**YOUR OBJECTIVE:**
All lines from the beginning of the listing through the line with "import plotly.graph_objects as go" are to be copied word for word; the pictures are not.

**** GIVEN INFORMATION

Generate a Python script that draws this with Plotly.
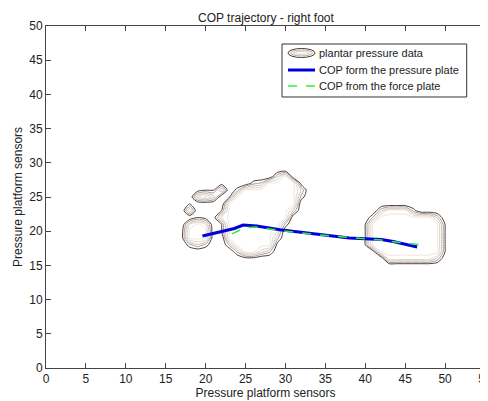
import plotly.graph_objects as go

# ---- data -------------------------------------------------------------
# pressure sensor grid (columns x = 15..51, rows y = 29 .. 15, top to bottom)
sensor_x = list(range(15, 52))
sensor_y = list(range(29, 14, -1))
pressure_rows = [
    "0000000000000000000000000000000000000",  # y=29
    "0000000000000059000000000000000000000",  # y=28
    "0000000100034999910000000000000000000",  # y=27
    "0000122703999999950000000000000000000",  # y=26
    "0000796029999999930000000000000000000",  # y=25
    "0002000099999999900000000000000000000",  # y=24
    "0007000299999999500000000005888300000",  # y=23
    "0000211799999999000000000049999999500",  # y=22
    "0007970299999993000000000299999999920",  # y=21
    "0019990299999970000000000299999999920",  # y=20
    "0019990099999940000000000299999999920",  # y=19
    "0003530049999910000000000299999999920",  # y=18
    "0000000004996400000000000019999999920",  # y=17
    "0000000000110000000000000000888888500",  # y=16
    "0000000000000000000000000000000000000",  # y=15
]

# centre of pressure trajectories
cop_plate_x = [19.6, 22.2, 23.6, 24.7, 26.4, 29.3, 35.6, 38.0, 42.0, 43.5, 46.5]
cop_plate_y = [19.3, 20.0, 20.4, 20.9, 20.75, 20.2, 19.4, 19.0, 18.8, 18.5, 17.7]
cop_force_x = [23.3, 24.9, 26.4, 29.3, 35.6, 42.0, 44.0, 47.1]
cop_force_y = [19.6, 20.5, 20.6, 20.1, 19.3, 18.7, 18.4, 18.0]

x_ticks = list(range(0, 56, 5))
y_ticks = list(range(0, 51, 5))

title_text = "COP trajectory - right foot"
labels = ["plantar pressure data", "COP form the pressure plate", "COP from the force plate"]
axis_label = "Pressure platform sensors"

BLUE = "#0000dd"
GREEN = "#33ee33"

# ---- figure -----------------------------------------------------------
z = [[int(c) for c in row] for row in pressure_rows]

fig = go.Figure()
fig.add_trace(go.Contour(
    x=sensor_x, y=sensor_y, z=z,
    contours=dict(start=2, end=8.5, size=1.625, coloring="lines"),
    colorscale=[[0, "#4a3c38"], [0.25, "#a89a92"], [0.5, "#cabfb6"],
                [0.75, "#ddd4cb"], [1, "#ebe5de"]],
    zauto=False, zmin=2, zmax=8.5,
    line=dict(width=1, smoothing=0.6),
    showscale=False, showlegend=False, hoverinfo="skip",
))
fig.add_trace(go.Scatter(
    x=cop_plate_x, y=cop_plate_y, mode="lines", name=labels[1],
    line=dict(color=BLUE, width=3), showlegend=False,
))
fig.add_trace(go.Scatter(
    x=cop_force_x, y=cop_force_y, mode="lines", name=labels[2],
    line=dict(color=GREEN, width=1.5, dash="dash"), showlegend=False,
))

axis_common = dict(
    ticks="inside", ticklen=5, tickcolor="#444", mirror="allticks",
    showline=True, linecolor="#444", linewidth=1,
    showgrid=False, zeroline=False, automargin=False,
    tickfont=dict(size=12), ticklabeloverflow="allow",
)
fig.update_xaxes(range=[0, 55], tickvals=x_ticks,
                 title=dict(text=axis_label, standoff=0, font=dict(size=12)),
                 **axis_common)
fig.update_yaxes(range=[0, 50], tickvals=y_ticks, **axis_common)

# ---- hand-drawn legend (paper coordinates) ------------------------------
lx0, lx1, ly0, ly1 = 0.5376, 0.9583, 0.7924, 0.9474
row_y = [0.9211, 0.8713, 0.8246]
sx0, sx1, tx = 0.5513, 0.6128, 0.6173
shapes = [dict(type="rect", xref="paper", yref="paper", x0=lx0, x1=lx1, y0=ly0, y1=ly1,
               line=dict(color="#333", width=1), fillcolor="white", layer="above")]
dy = 0.0132
for inset_x, inset_y, col in [(0, 0, "#4a3c38"), (0.006, 0.0045, "#b8aca2"), (0.012, 0.009, "#d8cec4")]:
    shapes.append(dict(type="circle", xref="paper", yref="paper",
                       x0=sx0 + inset_x, x1=sx1 - inset_x,
                       y0=row_y[0] - dy + inset_y, y1=row_y[0] + dy - inset_y,
                       line=dict(color=col, width=1), layer="above"))
shapes.append(dict(type="line", xref="paper", yref="paper", x0=sx0, x1=sx1, y0=row_y[1], y1=row_y[1],
                   line=dict(color=BLUE, width=3), layer="above"))
shapes.append(dict(type="line", xref="paper", yref="paper", x0=sx0, x1=sx1, y0=row_y[2], y1=row_y[2],
                   line=dict(color=GREEN, width=1.5, dash="dash"), layer="above"))
annotations = [dict(text=t, x=tx, y=yy, xref="paper", yref="paper", xanchor="left", yanchor="middle",
                    showarrow=False, font=dict(size=11, color="#222"))
               for t, yy in zip(labels, row_y)]
# y-axis title
annotations.append(dict(text=axis_label, x=-0.0638, y=0.5, xref="paper", yref="paper",
                        textangle=-90, showarrow=False, xanchor="center", yanchor="middle",
                        font=dict(size=12, color="#222")))
# chart title
annotations.append(dict(text=title_text, x=0.5, y=1.049, xref="paper", yref="paper",
                        showarrow=False, xanchor="center", yanchor="top",
                        font=dict(size=12, color="#222")))

# the page adds an 8px body margin, so the figure is 8px smaller than the window
fig.update_layout(
    width=480, height=393,
    margin=dict(l=38, r=3, t=18, b=33),
    paper_bgcolor="white", plot_bgcolor="white",
    font=dict(family="Liberation Sans, Arial, sans-serif", size=11, color="#222"),
    showlegend=False,
    shapes=shapes,
    annotations=annotations,
)

fig.write_html("out.html")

********

**ANSWER TO THIS TASK:**
Generate a Python script that draws this with Plotly.
import plotly.graph_objects as go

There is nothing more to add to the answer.